— begin DATA PROVIDED —

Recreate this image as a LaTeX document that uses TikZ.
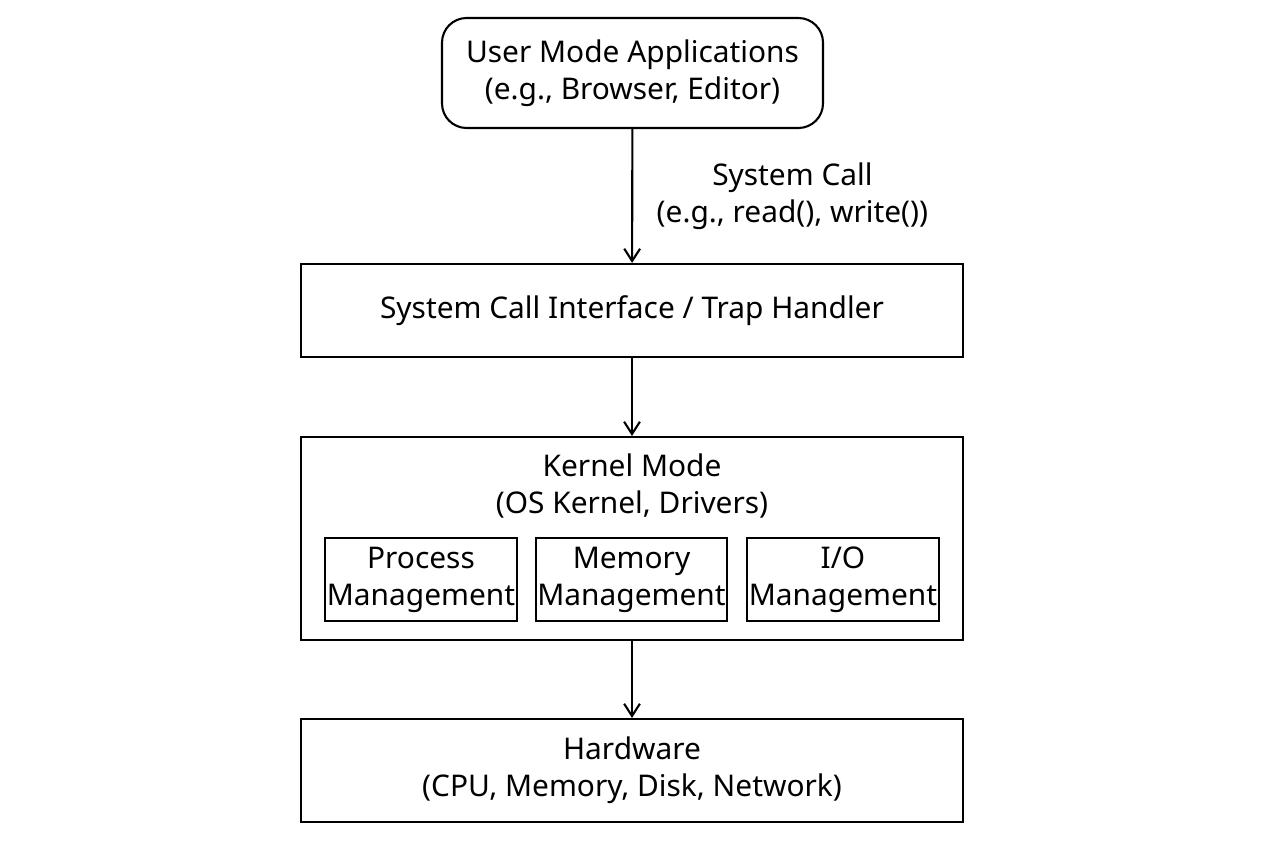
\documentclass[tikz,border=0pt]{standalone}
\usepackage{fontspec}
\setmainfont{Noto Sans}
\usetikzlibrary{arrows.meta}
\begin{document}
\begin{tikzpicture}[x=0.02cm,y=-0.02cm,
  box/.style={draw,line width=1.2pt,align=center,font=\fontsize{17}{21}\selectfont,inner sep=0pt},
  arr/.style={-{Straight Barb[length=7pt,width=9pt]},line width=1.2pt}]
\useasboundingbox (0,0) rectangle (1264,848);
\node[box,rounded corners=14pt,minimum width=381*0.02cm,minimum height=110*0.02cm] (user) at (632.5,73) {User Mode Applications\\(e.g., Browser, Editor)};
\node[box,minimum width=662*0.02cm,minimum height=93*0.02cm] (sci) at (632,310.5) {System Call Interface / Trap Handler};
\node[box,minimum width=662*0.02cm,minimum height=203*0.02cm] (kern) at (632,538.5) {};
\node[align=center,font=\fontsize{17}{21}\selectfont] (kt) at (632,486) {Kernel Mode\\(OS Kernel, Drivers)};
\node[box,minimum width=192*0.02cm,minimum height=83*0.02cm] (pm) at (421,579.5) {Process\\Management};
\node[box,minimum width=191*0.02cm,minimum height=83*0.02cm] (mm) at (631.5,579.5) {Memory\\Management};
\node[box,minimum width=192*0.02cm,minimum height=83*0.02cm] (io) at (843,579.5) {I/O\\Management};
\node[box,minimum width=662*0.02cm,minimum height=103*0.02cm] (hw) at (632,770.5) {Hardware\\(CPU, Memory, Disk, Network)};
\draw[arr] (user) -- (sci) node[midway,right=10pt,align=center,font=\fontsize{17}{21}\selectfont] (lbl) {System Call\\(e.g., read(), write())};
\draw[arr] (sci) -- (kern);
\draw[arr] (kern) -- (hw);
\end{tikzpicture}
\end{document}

— end DATA PROVIDED —

● SHORT EXERCISE
Using the material above, set down every line exactly, but skip the pictures.

● EXERCISE RESPONSE
Recreate this image as a LaTeX document that uses TikZ.
\documentclass[tikz,border=0pt]{standalone}
\usepackage{fontspec}
\setmainfont{Noto Sans}
\usetikzlibrary{arrows.meta}
\begin{document}
\begin{tikzpicture}[x=0.02cm,y=-0.02cm,
  box/.style={draw,line width=1.2pt,align=center,font=\fontsize{17}{21}\selectfont,inner sep=0pt},
  arr/.style={-{Straight Barb[length=7pt,width=9pt]},line width=1.2pt}]
\useasboundingbox (0,0) rectangle (1264,848);
\node[box,rounded corners=14pt,minimum width=381*0.02cm,minimum height=110*0.02cm] (user) at (632.5,73) {User Mode Applications\\(e.g., Browser, Editor)};
\node[box,minimum width=662*0.02cm,minimum height=93*0.02cm] (sci) at (632,310.5) {System Call Interface / Trap Handler};
\node[box,minimum width=662*0.02cm,minimum height=203*0.02cm] (kern) at (632,538.5) {};
\node[align=center,font=\fontsize{17}{21}\selectfont] (kt) at (632,486) {Kernel Mode\\(OS Kernel, Drivers)};
\node[box,minimum width=192*0.02cm,minimum height=83*0.02cm] (pm) at (421,579.5) {Process\\Management};
\node[box,minimum width=191*0.02cm,minimum height=83*0.02cm] (mm) at (631.5,579.5) {Memory\\Management};
\node[box,minimum width=192*0.02cm,minimum height=83*0.02cm] (io) at (843,579.5) {I/O\\Management};
\node[box,minimum width=662*0.02cm,minimum height=103*0.02cm] (hw) at (632,770.5) {Hardware\\(CPU, Memory, Disk, Network)};
\draw[arr] (user) -- (sci) node[midway,right=10pt,align=center,font=\fontsize{17}{21}\selectfont] (lbl) {System Call\\(e.g., read(), write())};
\draw[arr] (sci) -- (kern);
\draw[arr] (kern) -- (hw);
\end{tikzpicture}
\end{document}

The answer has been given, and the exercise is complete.